The study, from the Center on Education and the Workforce at Georgetown University, argues that "middle jobs" -- those requiring more than high school but less than a bachelor's degree -- offer access to middle class wages of at least $35,000 a year and opportunities for advancement. Those jobs account for one of every five jobs in the U.S. economy, the study says, and nearly half of all jobs that pay middle-class wages. In all, "middle jobs" -- which include nurses, mechanics, electricians, office workers and many others -- represent 29 million of the roughly 139 million jobs in the U.S. labor market, the study says.

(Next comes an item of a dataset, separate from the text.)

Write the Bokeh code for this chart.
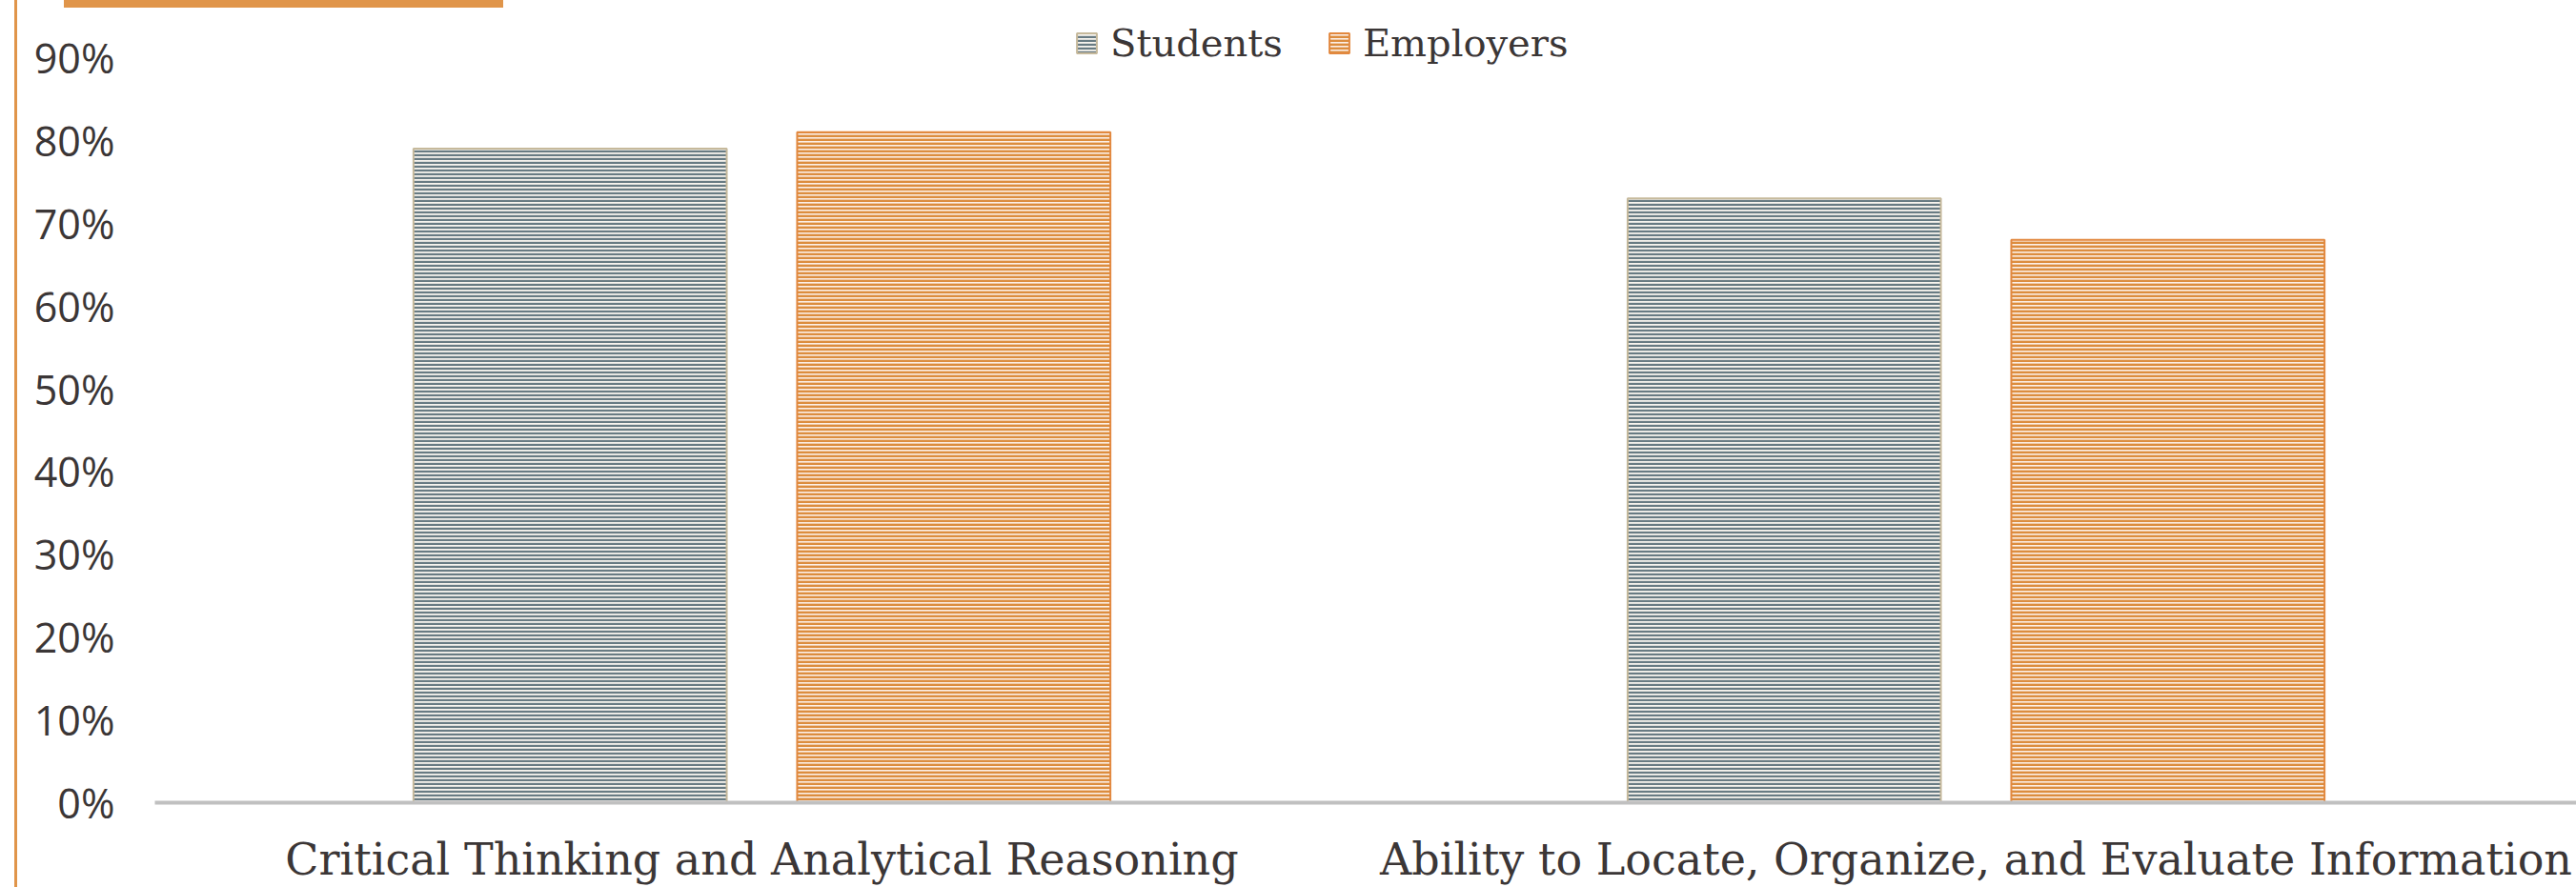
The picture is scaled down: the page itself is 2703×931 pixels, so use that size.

But the nation should be doing more to strengthen pathways to those jobs, the study's authors argue, largely by strengthening career and technical education with larger investments and closer alignment between secondary and post-secondary programs and with employer-based training programs. At the same time, the study notes, many of those who begin their post-secondary education in a two-year program or to earn an industry-based certification eventually go on to earn a bachelor's degree.
 
The dramatic economic shifts over that last few decades that have made education past high school essential also means more focus on pathways other than just a four-year degree.

"Today, high school is designed to prepare students for further learning in school or on the job," the study observes. "The ability to pass on middle-class standing to children depends on giving them a strategic post-secondary educational advantage of some kind."